Australia has doubled the penalties for breaches of its social media ban, sending shockwaves through the tech industry. The move, announced by Prime Minister Anthony Albanese, fines platforms up to 10% of their global turnover for non-compliance with the age verification mandate. UK tech firms are now bracing for a potential ripple effect, as regulators on this side of the pond eye similar measures.
The Australian law, enacted in 2024, requires social media companies to block users under 16 or face severe fines. The penalty hike from 5% to 10% of annual global turnover is a clear signal that Canberra is serious about enforcing child safety online. For tech giants like Meta and TikTok, which operate on thin margins in the region, the cost of non-compliance could run into billions.
In the UK, the Online Safety Act already holds platforms accountable for harmful content. But unlike Australia, it does not mandate a blanket age limit. However, a government source confirmed to The Guardian that ministers are reviewing the Australian model. This has sparked concern among tech firms, who fear a fragmented regulatory landscape.
"The Australian move is a watershed moment," says Dr. Emily Parker, a digital policy expert at the University of Oxford. "UK regulators will now feel emboldened to push for stricter age verification, possibly making it the standard across the West."
Silicon Valley is watching with unease. Age verification technologies remain clunky and prone to privacy invasions. Critics argue that forcing platforms to collect biometric data, such as facial scans, could expose children to greater surveillance risks. "We risk creating a panopticon for teenagers," warns tech ethicist Tim Bond. "The solution must be robust but not dystopian."
Yet for many parents, the trade-off is worth it. Social media has been linked to rising rates of anxiety and depression among youth. The Australian government cited internal research showing 72% of parents support the ban. Paul Fletcher, the UK's former digital secretary, told the BBC: "If we want to protect our children, we need to be as bold as Australia."
But the practical challenges are immense. The Australian law uses a "commercially reasonable" standard for age verification, but defining this is fraught. The UK's ICO, watchdog for data protection, has warned that rushed implementation could open the door to cyberbullying and identity theft.
Meanwhile, tech firms are lobbying hard. Meta has argued that the ban infringes on free speech and could isolate young people from support networks. In a statement, the company said: "We support meaningful protections, but a blunt ban is a blunt instrument that will drive teens to unregulated platforms."

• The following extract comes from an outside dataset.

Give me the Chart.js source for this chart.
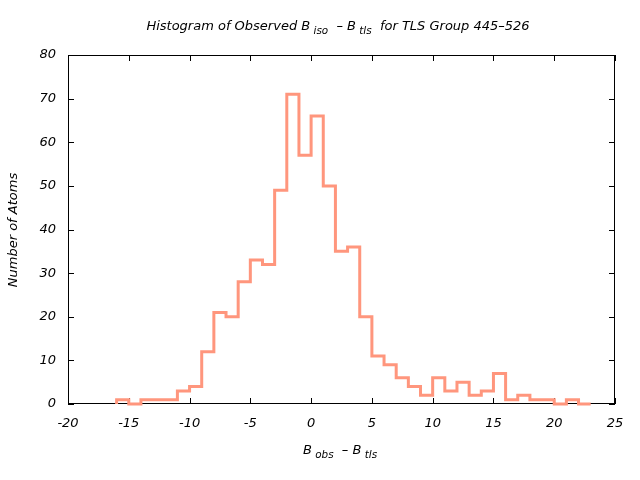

The Australian experience offers cautionary lessons: after the ban, some children migrated to encrypted apps like Signal and Telegram, where harmful content flourishes without oversight. Experts call this the "hydra effect" of regulation.

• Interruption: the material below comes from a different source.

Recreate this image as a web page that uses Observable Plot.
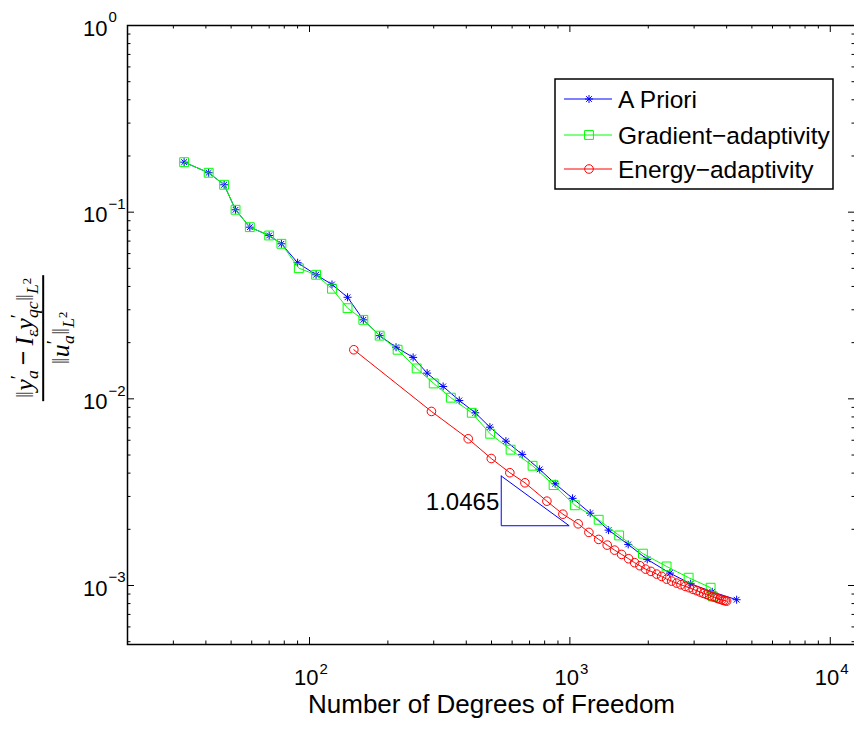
<!DOCTYPE html>
<html><head><meta charset="utf-8">
<script src="https://cdn.jsdelivr.net/npm/d3@7"></script>
<script src="https://cdn.jsdelivr.net/npm/@observablehq/plot@0.6"></script>
<style>
html,body{margin:0;padding:0;background:#fff;overflow:hidden;}
#wrap{position:relative;width:854px;height:731px;overflow:hidden;}
#ylab{position:absolute;left:43px;top:338px;transform:translate(-50%,-50%) rotate(-90deg);white-space:nowrap;font-family:"Liberation Serif","Times New Roman",serif;font-size:26px;color:#000;}
.frac{display:inline-flex;flex-direction:column;align-items:center;}
.num{border-bottom:2.5px solid #000;padding:0 3px 0 3px;line-height:1.08;}
.den{line-height:1.08;padding-top:0px;}
.n{color:#666;}
.pr{font-size:0.72em;vertical-align:0.45em;font-style:normal;}
.sb{font-size:0.68em;vertical-align:-0.3em;margin-left:-0.22em;}
.sb2{font-size:0.68em;vertical-align:-0.3em;}
.mi{font-weight:bold;margin:0 5px;}
.sp{font-size:0.72em;vertical-align:0.55em;font-style:normal;}
#legend{position:absolute;left:554px;top:78px;}
</style></head><body><div id="wrap"></div>
<script>
// ---- data ----
const aPrioriDof = [33, 41, 47, 52, 59, 70, 78, 90, 106, 122, 140, 161, 186, 215, 250, 283, 326, 376, 433, 493, 568, 656, 765, 878, 1024, 1197, 1408, 1675, 1982, 2422, 2909, 3522, 4369];
const aPrioriErr = [0.1853, 0.1626, 0.1402, 0.1030, 0.0831, 0.0750, 0.0677, 0.0536, 0.0462, 0.0410, 0.0350, 0.0265, 0.0218, 0.0189, 0.01667, 0.01373, 0.01165, 0.00980, 0.00842, 0.00705, 0.00593, 0.00504, 0.00419, 0.00351, 0.00293, 0.00244, 0.00198, 0.00166, 0.00138, 0.001165, 0.001022, 0.000925, 0.000839];

const gradDof = [33, 41, 47, 52, 59, 70, 78, 91, 106, 122, 140, 161, 186, 218, 258, 300, 349, 420, 494, 592, 719, 866, 1045, 1290, 1546, 1908, 2352, 2858, 3472, 3542];
const gradErr = [0.1853, 0.1626, 0.1402, 0.1030, 0.0831, 0.0750, 0.0677, 0.0501, 0.0462, 0.0389, 0.0306, 0.0265, 0.0218, 0.01832, 0.01455, 0.01209, 0.01014, 0.00842, 0.00650, 0.00534, 0.00438, 0.00345, 0.00269, 0.00225, 0.001854, 0.001481, 0.001265, 0.001101, 0.000973, 0.000874];

const energyDof = [148, 294, 407, 499, 588, 672, 816, 940, 1076, 1183, 1290, 1391, 1485, 1580, 1681, 1773, 1858, 1953, 2048, 2154, 2251, 2352, 2459, 2570, 2670, 2773, 2873, 2977, 3075, 3167, 3264, 3352, 3441, 3522, 3606, 3681, 3760, 3827, 3895, 3950, 3999];
const energyErr = [0.01832, 0.00856, 0.00611, 0.00479, 0.00402, 0.00355, 0.00283, 0.00241, 0.00214, 0.001925, 0.001766, 0.001646, 0.001547, 0.001467, 0.001391, 0.001325, 0.001276, 0.001224, 0.001190, 0.001151, 0.001119, 0.001082, 0.001056, 0.001030, 0.001010, 0.000989, 0.000973, 0.000953, 0.000938, 0.000922, 0.000907, 0.000896, 0.000882, 0.000871, 0.000864, 0.000853, 0.000846, 0.000839, 0.000832, 0.000829, 0.000825];

const seriesNames = ["A Priori", "Gradient\u2212adaptivity", "Energy\u2212adaptivity"];
const seriesColors = ["#0000ff", "#00ff00", "#ff0000"];

const slopeTriX = [545, 545, 994, 545];
const slopeTriY = [0.00386, 0.00209, 0.00209, 0.00386];
const slopeLabel = ["1.0465"];
const slopeLabelX = [545];
const slopeLabelY = [0.00279];

const xMajor = [1e2, 1e3, 1e4];
const xMajorExp = ["2", "3", "4"];
const xMinor = [30,40,50,60,70,80,90,200,300,400,500,600,700,800,900,2000,3000,4000,5000,6000,7000,8000,9000];
const yMajor = [1, 0.1, 0.01, 0.001];
const yMajorExp = ["0", "\u22121", "\u22122", "\u22123"];
const yMinor = [0.2,0.3,0.4,0.5,0.6,0.7,0.8,0.9,0.02,0.03,0.04,0.05,0.06,0.07,0.08,0.09,0.002,0.003,0.004,0.005,0.006,0.007,0.008,0.009,0.0005,0.0006,0.0007,0.0008,0.0009];
const xLabel = "Number of Degrees of Freedom";

// ---- build ----
const W = 854, H = 731, mL = 127, mR = -1, mT = 25, mB = 87;
const frameW = W - mL - mR, frameH = H - mT - mB;
const majLen = 7, minLen = 3.5;
const zip = (xs, ys) => xs.map((x, i) => ({x, y: ys[i]}));
const A = zip(aPrioriDof, aPrioriErr), G = zip(gradDof, gradErr), E = zip(energyDof, energyErr);
const tri = zip(slopeTriX, slopeTriY);
const lab = slopeLabel.map((t, i) => ({t, x: slopeLabelX[i], y: slopeLabelY[i]}));
const font = "Liberation Sans, Arial, Helvetica, sans-serif";

const chart = Plot.plot({
  width: W, height: H, marginLeft: mL, marginRight: mR, marginTop: mT, marginBottom: mB,
  style: {fontFamily: font, background: "white", overflow: "hidden"},
  x: {type: "log", domain: [20, 12500], range: [mL, W - mR], axis: null},
  y: {type: "log", domain: [4.83e-4, 1], range: [H - mB, mT], axis: null},
  marks: [
    // ticks (inward, on all four sides)
    Plot.tickX(xMajor, {x: d => d, insetTop: frameH - majLen, stroke: "#000"}),
    Plot.tickX(xMinor, {x: d => d, insetTop: frameH - minLen, stroke: "#000"}),
    Plot.tickX(xMajor, {x: d => d, insetBottom: frameH - majLen, stroke: "#000"}),
    Plot.tickX(xMinor, {x: d => d, insetBottom: frameH - minLen, stroke: "#000"}),
    Plot.tickY(yMajor, {y: d => d, insetRight: frameW - majLen, stroke: "#000"}),
    Plot.tickY(yMinor, {y: d => d, insetRight: frameW - minLen, stroke: "#000"}),
    Plot.tickY(yMajor, {y: d => d, insetLeft: frameW - majLen, stroke: "#000"}),
    Plot.tickY(yMinor, {y: d => d, insetLeft: frameW - minLen, stroke: "#000"}),
    // tick labels
    Plot.text(xMajor, {x: d => d, frameAnchor: "bottom", text: () => "10", textAnchor: "end", dx: 9, dy: 40, fontSize: 22, fill: "#000"}),
    Plot.text(xMajor, {x: d => d, frameAnchor: "bottom", text: (d, i) => xMajorExp[i], textAnchor: "start", dx: 10, dy: 29, fontSize: 15, fill: "#000"}),
    Plot.text(yMajor, {y: d => d, frameAnchor: "left", text: () => "10", textAnchor: "end", dx: -20, dy: 3, fontSize: 22, fill: "#000"}),
    Plot.text(yMajor, {y: d => d, frameAnchor: "left", text: (d, i) => yMajorExp[i], textAnchor: "start", dx: -19, dy: -8, fontSize: 15, fill: "#000"}),
    Plot.text([xLabel], {frameAnchor: "bottom", text: d => d, dy: 68, fontSize: 26, fill: "#000"}),
    // data
    Plot.line(A, {x: "x", y: "y", stroke: seriesColors[0], strokeWidth: 1}),
    Plot.dot(A, {x: "x", y: "y", symbol: "plus", r: 2.7, stroke: seriesColors[0], strokeWidth: 1}),
    Plot.dot(A, {x: "x", y: "y", symbol: "times", r: 2.7, stroke: seriesColors[0], strokeWidth: 1}),
    Plot.line(G, {x: "x", y: "y", stroke: seriesColors[1], strokeWidth: 1}),
    Plot.dot(G, {x: "x", y: "y", symbol: "square", r: 5, fill: "none", stroke: seriesColors[1], strokeWidth: 1}),
    Plot.line(E, {x: "x", y: "y", stroke: seriesColors[2], strokeWidth: 1}),
    Plot.dot(E, {x: "x", y: "y", r: 4.3, fill: "none", stroke: seriesColors[2], strokeWidth: 1}),
    // slope triangle
    Plot.line(tri, {x: "x", y: "y", stroke: "#0000ff", strokeWidth: 1}),
    Plot.text(lab, {x: "x", y: "y", text: "t", textAnchor: "end", dx: -2, fontSize: 24, fill: "#000"}),
    Plot.frame({stroke: "#000", strokeWidth: 1.5})
  ]
});
const wrap = document.getElementById("wrap");
wrap.appendChild(chart);

// y-axis label (fraction)
const yl = document.createElement("div");
yl.id = "ylab";
yl.innerHTML = '<div class="frac"><div class="num"><span class="n">\u2016</span><i>y</i><span class="pr">\u2032</span><sub class="sb"><i>a</i></sub><span class="mi">\u2212</span><i>I</i><sub class="sb2"><i>\u03b5</i></sub><i>y</i><span class="pr">\u2032</span><sub class="sb"><i>qc</i></sub><span class="n">\u2016</span><sub class="sb2"><i>L</i><span class="sp">2</span></sub></div>' +
  '<div class="den"><span class="n">\u2016</span><i>u</i><span class="pr">\u2032</span><sub class="sb"><i>a</i></sub><span class="n">\u2016</span><sub class="sb2"><i>L</i><span class="sp">2</span></sub></div></div>';
wrap.appendChild(yl);

// legend
const lw = 280, lh = 112;
const leg = d3.create("svg").attr("id", "legend").attr("width", lw).attr("height", lh);
leg.append("rect").attr("x", 1).attr("y", 1).attr("width", lw - 2).attr("height", lh - 2).attr("fill", "white").attr("stroke", "#000").attr("stroke-width", 1.5);
const rowY = [21, 57, 91];
seriesNames.forEach((name, i) => {
  const g = leg.append("g").attr("transform", `translate(0,${rowY[i]})`);
  g.append("line").attr("x1", 10).attr("x2", 58).attr("y1", 0).attr("y2", 0).attr("stroke", seriesColors[i]).attr("stroke-width", 1);
  const c = seriesColors[i];
  if (i === 0) {
    g.append("path").attr("transform", "translate(35,0)").attr("d", d3.symbol(d3.symbolPlus, 2.7 * 2.7 * Math.PI)()).attr("stroke", c).attr("fill", "none");
    g.append("path").attr("transform", "translate(35,0)").attr("d", d3.symbol(d3.symbolTimes, 2.7 * 2.7 * Math.PI)()).attr("stroke", c).attr("fill", "none");
  } else if (i === 1) {
    g.append("path").attr("transform", "translate(35,0)").attr("d", d3.symbol(d3.symbolSquare, 25 * Math.PI)()).attr("stroke", c).attr("fill", "none");
  } else {
    g.append("circle").attr("cx", 35).attr("cy", 0).attr("r", 4.3).attr("stroke", c).attr("fill", "none");
  }
  g.append("text").attr("x", 64).attr("y", 9).attr("font-family", font).attr("font-size", 24.5).attr("fill", "#000").text(name);
});
wrap.appendChild(leg.node());
</script></body></html>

As UK lawmakers debate the next steps, pressure is building from both sides. The NSPCC is urging the government to "follow Australia's lead", whilst the Open Rights Group warns of a "race to the bottom" for privacy. The Australian penalty hike may end up being a catalyst for a global standard, but for now, it is a litmus test for how far democracies are willing to go to shield the next generation from the darkest corners of the internet.
For UK tech firms, the message is clear: the era of self-regulation is over, and the cost of getting it wrong has never been higher.